Reputation: 49
I would like to standardize my dataframe making it start and end at a precise date but i can't find the solution... I am dealing with a timeseries so it is crucial I have everything starting and ending on the same day.
I have tried several piece of code including code from stackvoerflow but nothing works.
Right now I just want rows that are between 01/01/2010 and 31/12/2017 this is the code I have so far:
df=pd.read_csv("AREX.csv", sep = ";")
df[~df['Date'].isin(pd.date_range(start='20100101', end='20171231'))]
print(df)
df.drop(["Open","High","Low","Volume","Open interest"],axis = 1, inplace=True)
print(df)
But it does not affect the number of rows it only drops the column I ask it to.
Does anyone has any idea on how to fix this?
Thank you in advance for any piece of advice you can give me!
Upvotes: 2
Views: 52
Reputation: 49
Ok so thanks to @RafaelC here is the answer to my problem.

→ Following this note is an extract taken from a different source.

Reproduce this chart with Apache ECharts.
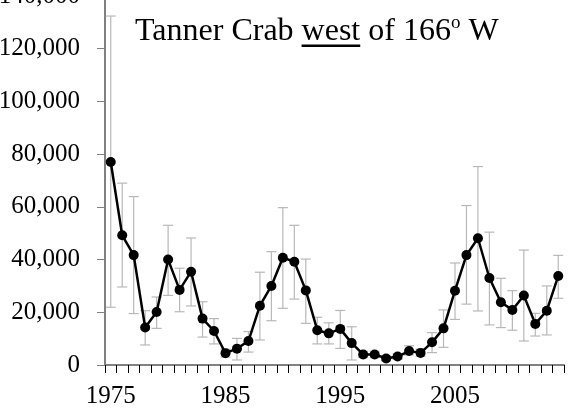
<!DOCTYPE html>
<html>
<head>
<meta charset="utf-8">
<script src="https://cdn.jsdelivr.net/npm/echarts@6/dist/echarts.min.js"></script>
<style>html,body{margin:0;padding:0;background:#fff}#c{width:571px;height:417px}</style>
</head>
<body>
<div id="c"></div>
<script>
const years = ["1975","1976","1977","1978","1979","1980","1981","1982","1983","1984","1985","1986","1987","1988","1989","1990","1991","1992","1993","1994","1995","1996","1997","1998","1999","2000","2001","2002","2003","2004","2005","2006","2007","2008","2009","2010","2011","2012","2013","2014"];
const abundance = [77000,49200,41700,14200,20100,40000,28500,35400,17600,12900,4500,6200,9100,22500,30000,40700,39200,28300,13200,12000,13700,8300,4000,4000,2500,3200,5300,4600,8600,13900,28200,41700,48100,33000,23800,20900,26400,15600,20600,33800];
const lowerCI = [21900,29600,19500,7600,13900,26400,20200,22400,10600,8000,3000,1900,4900,9500,16800,21500,25000,15800,8000,8000,6300,1900,2800,2800,1500,2200,3800,3300,4700,6700,17300,23100,20500,15200,14200,13200,9100,11000,11400,25300];
const upperCI = [132400,69000,63900,20600,25800,53000,36700,48200,24000,17600,6000,10100,12700,35200,43000,59700,53000,40200,18100,16000,20700,14500,5200,5200,3500,4300,7300,6000,12300,20900,38700,60500,75300,50400,32900,28200,43600,19600,30000,41600];
const yTicks = [0,20000,40000,60000,80000,100000,120000,140000];
const titleParts = ["Tanner Crab ", "west", " of 166", "o", " W"];

const FONT = "'Liberation Serif','Times New Roman',serif";
const chart = echarts.init(document.getElementById('c'), null, {renderer:'canvas'});

const cv = document.createElement('canvas').getContext('2d');
function w(t, size){ cv.font = size + "px 'Liberation Serif'"; return cv.measureText(t).width; }
const TS = 32, SS = 19;
const tx0 = 135;
let x = tx0;
const gEls = [];
const sizes = [TS, TS, TS, SS, TS];
const tops = [16, 16, 16, 14, 16];
let uStart = 0, uEnd = 0;
titleParts.forEach((p, i) => {
  gEls.push({type:'text', x: x, y: tops[i], style:{text:p, font: sizes[i] + "px " + FONT, fill:'#000', verticalAlign:'top', align:'left'}});
  if (i === 1) { uStart = x; uEnd = x + w(p, TS); }
  x += w(p, sizes[i]);
});
gEls.push({type:'rect', shape:{x:uStart, y:44.5, width:uEnd-uStart, height:2.5}, style:{fill:'#000'}});

const option = {
  animation: false,
  backgroundColor: '#fff',
  grid: {left: 105, right: 7, top: -4, bottom: 52, containLabel: false, outerBoundsMode: 'none'},
  xAxis: {
    type: 'category', data: years, boundaryGap: true,
    axisLine: {show: true, lineStyle: {color: '#808080', width: 2}},
    axisTick: {show: true, interval: 0, length: 8, lineStyle: {color: '#000', width: 1}},
    axisLabel: {interval: 9, margin: 19, color: '#000', fontFamily: FONT, fontSize: 25},
    splitLine: {show: false}
  },
  yAxis: {
    type: 'value', min: 0, max: 140000, interval: 20000,
    axisLine: {show: true, lineStyle: {color: '#808080', width: 2}},
    axisTick: {show: true, length: 8, lineStyle: {color: '#808080', width: 1}},
    axisLabel: {margin: 25, color: '#000', fontFamily: FONT, fontSize: 25,
      formatter: v => yTicks.indexOf(v) >= 0 ? v.toLocaleString('en-US') : ''},
    splitLine: {show: false}
  },
  series: [
    {
      type: 'custom', z: 1,
      data: years.map((y, i) => [i, lowerCI[i], upperCI[i]]),
      encode: {x: 0, y: [1, 2]},
      renderItem: function(params, api) {
        const i = api.value(0);
        const lo = api.coord([i, api.value(1)]);
        const hi = api.coord([i, api.value(2)]);
        const hw = 5;
        const st = {stroke: '#b8b8b8', lineWidth: 1.2};
        return {type: 'group', children: [
          {type:'line', shape:{x1:lo[0], y1:lo[1], x2:hi[0], y2:hi[1]}, style: st},
          {type:'line', shape:{x1:hi[0]-hw, y1:hi[1], x2:hi[0]+hw, y2:hi[1]}, style: st},
          {type:'line', shape:{x1:lo[0]-hw, y1:lo[1], x2:lo[0]+hw, y2:lo[1]}, style: st}
        ]};
      }
    },
    {
      type: 'line', z: 3, data: abundance,
      symbol: 'circle', symbolSize: 10, showSymbol: true, showAllSymbol: true,
      lineStyle: {color: '#000', width: 2.5},
      itemStyle: {color: '#000'}
    }
  ],
  graphic: gEls
};
chart.setOption(option);
</script>
</body>
</html>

def concatenate(indir="../Equity_Merton", outfile = "../Merged.csv"):
os.chdir(indir)
fileList = glob.glob("*.csv")
ticker = []
main_df = pd.DataFrame()
for filename in fileList:
print(filename)
df=pd.read_csv(filename, sep = ";")
ticker.append(df)
df["Date"] = pd.to_datetime(df['Date'])
df = df[(df.Date <= '2017-12-31') & (df.Date >= '2010-01-01')]
df.set_index("Date", inplace=True)
df.rename(columns = {"Close": filename[0:len(filename) - 4]}, inplace = True)
df.drop(["Open","High","Low","Volume","Open interest"],axis = 1, inplace=True)
if main_df.empty:
main_df = df
else:
main_df = main_df.join(df, how='outer')
# main_df = main_df.dropna(axis = 0, how="any")
main_df.sort_index(axis=0, level=None, ascending=False, inplace=True, kind='quicksort', na_position='last')
print(main_df.head())
main_df.to_csv('Merton_Merged.csv')
shutil.move("Merton_Merged.csv", "../Merton_Merged.csv")
Thank you for your help!!
Upvotes: 1